The Shepards: Spreading kindness in Fiji and the world

Dennis and Judy Shepard (left) meet with Adi Finau Tabakaucoro of the Soqosoqo Vakamarama i Taukei at an event in Suva (Photo: US Embassy Suva/Facebook)

Twenty-six years ago, Judy and Dennis Shepard’s son, Matthew, was killed in a hate crime. More than two decades later, they continue to share a message of kindness, most recently during a visit to Fiji.

They are powerful advocates for equal rights and protection for the marginalised, including members of the LGBTQI+ community in the United States and across the world.

Their mission began by establishing the Matthew Shepard Foundation, after the untimely passing of their son in 1998. He was murdered after reportedly being targeted because of his sexual orientation.

The couple’s visit to Fiji had them speak as part of a series titled “A Call to Kindness: Preventing Harm and Embracing Dignity for All”, hosted by the US Embassy in Suva. Members from Leadership Fiji, Trans Affirmative Action Guild, and other groups attended.

“We wanted very much to be about the things that Matthew believed in—human rights and equality,” said Judy Shepard.

In 2009, the couple played an instrumental role in the passage of the Matthew Shepard and James Byrd, Jr. Hate Crimes Prevention Act in the US Congress.

“It was a national precedent. There was a lot of attention given to us in the States, as well as internationally,” said Judy Shepard.

Early this month, Judy Shepard was awarded the Presidential Medal of Freedom by President Joe Biden for her drive for equality. It is the United States highest civilian honour presented to individuals who have made exemplary contributions to the prosperity, values, or security of the United States.

Her husband, Dennis Shepard, said they have faced challenges in their years of advocacy work due to the “vast amount of discrimination against the LGBTQI+ community” and the violence that goes along with that.

Judy and Dennis Shepard at the American Corner of the Suva Carnegie Library
Judy and Dennis Shepard at the American Corner of the Suva Carnegie Library (Photo: Supplied)

“You have those who believe in equal rights and you have those who do not believe in equal rights, and trying to convince so-called haters to become lovers, leads to some difficulty,” he said.

“Those who aren’t sure what to do are the ones that you work on, along with those who believe what you believe in.

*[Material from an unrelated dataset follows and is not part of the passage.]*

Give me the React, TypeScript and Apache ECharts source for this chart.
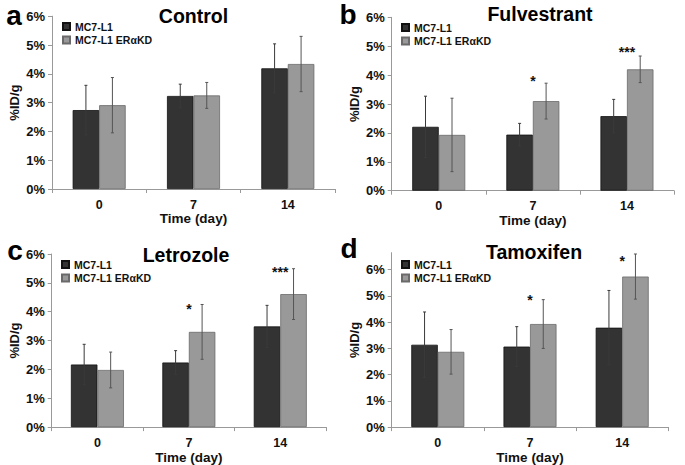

And by just being who you are, you set an example that others can follow and a lot of people can see how important it is to include you,” he added.

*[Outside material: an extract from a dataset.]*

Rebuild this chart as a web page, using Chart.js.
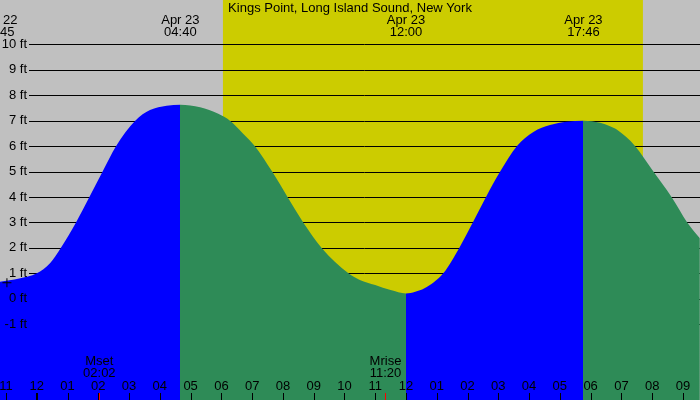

The Matthew Shepard Foundation works with law enforcement from the Department of Justice to the FBI and local police departments, giving them training on how to identify hate crimes, and how to investigate, report and follow up on these crimes.

“We also work closely with lobbying issues on hate crime laws, getting rid of anything that would possibly present harm to any of the marginalised communities,” Dennis noted.

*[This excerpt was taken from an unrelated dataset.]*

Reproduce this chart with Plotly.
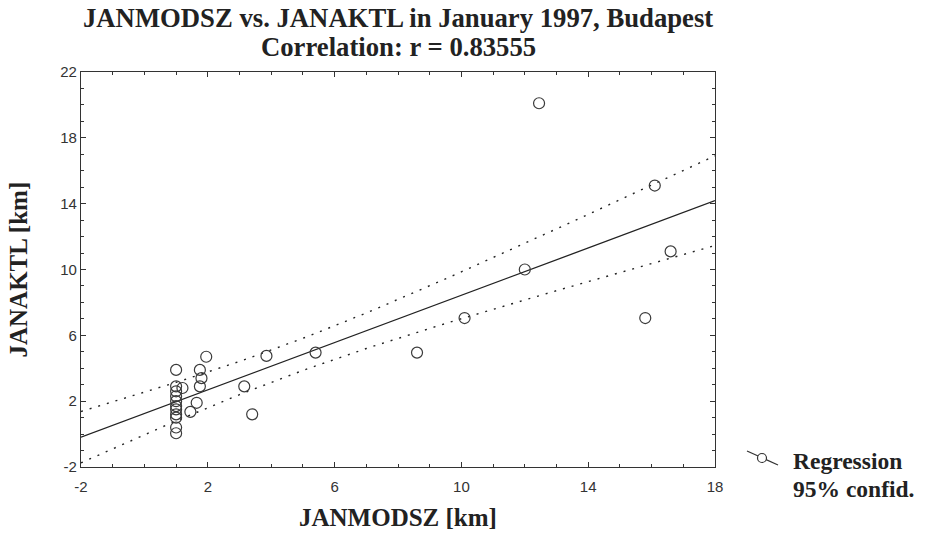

The Matthew Shepard Foundation also helps combat the so-called gay/trans panic defence; a legal defence that legitimises and excuses violent and lethal behaviour against members of the LGBTQ+ community, according to the American Bar Association. “In the United States, a lot of LGBT+ community individuals have been severely injured or died because someone said that they made a pass at a person. And so they panicked and in that moment of panic they either beat someone to death or they shot someone to death or stabbed someone or whatever it was, they say. And they were successful. But more laws are being passed against that. So we work as much as we can to get those laws passed to eliminate gay panic defence around the country,” said Dennis Shepard.

Judy Shepard also noted the diversity of religious views on this issue.

“There are churches in the US that are welcoming and those who are not at all. I’m pretty sure that happens all over the world, not just in the US,” she said.

She continued: “The most important thing for Matthew that he told us was he just wanted to feel safe with family and friends. He felt like he had to come out every day to folks. It was a really hard thing to keep defining himself and he felt that the way to make that happen was just to talk, to be visible. This ability is everything. The more folks come out and the more folks are accepting, it creates a safer environment everywhere. The workplace, home, church, neighbourhood, your circle of friends.”

The couple told participants in the discussion that there was an urgent need to “change hearts and minds” and “the biggest way you do that is just be yourself”.

“Don’t be overwhelmed by what is happening. Every day is different. Things get better. It may not seem like that especially if you’re a young person going through school. It seems like it takes forever to have people who are bullying you or saying mean things or physically trying to harm you. It does get better. Just have the patience and the belief that it will get better. Work with your parents. Work with groups like the embassy. They have great ideas on what you can do as a young person to protect yourself and to move yourself forward. And they can give you ideas for groups that help individuals. So please, either you or if you see young people, tell them, never give up,” said Judy Shepard.

Trans Affirmative Action Guild (TAAG), a Fiji-based organisation that helps create safe spaces for people part of the LGBTQI+ community in Fiji, was represented at the discussion. TAAG member, Sainimilika Vadei, said the organisation has helped her in many ways and is open to accepting new members.

“It is one of the safe spaces that I have experienced considering the challenges that I face as an individual. TAAG was one of the organisations that found me and helped me come out and be outspoken,” she said.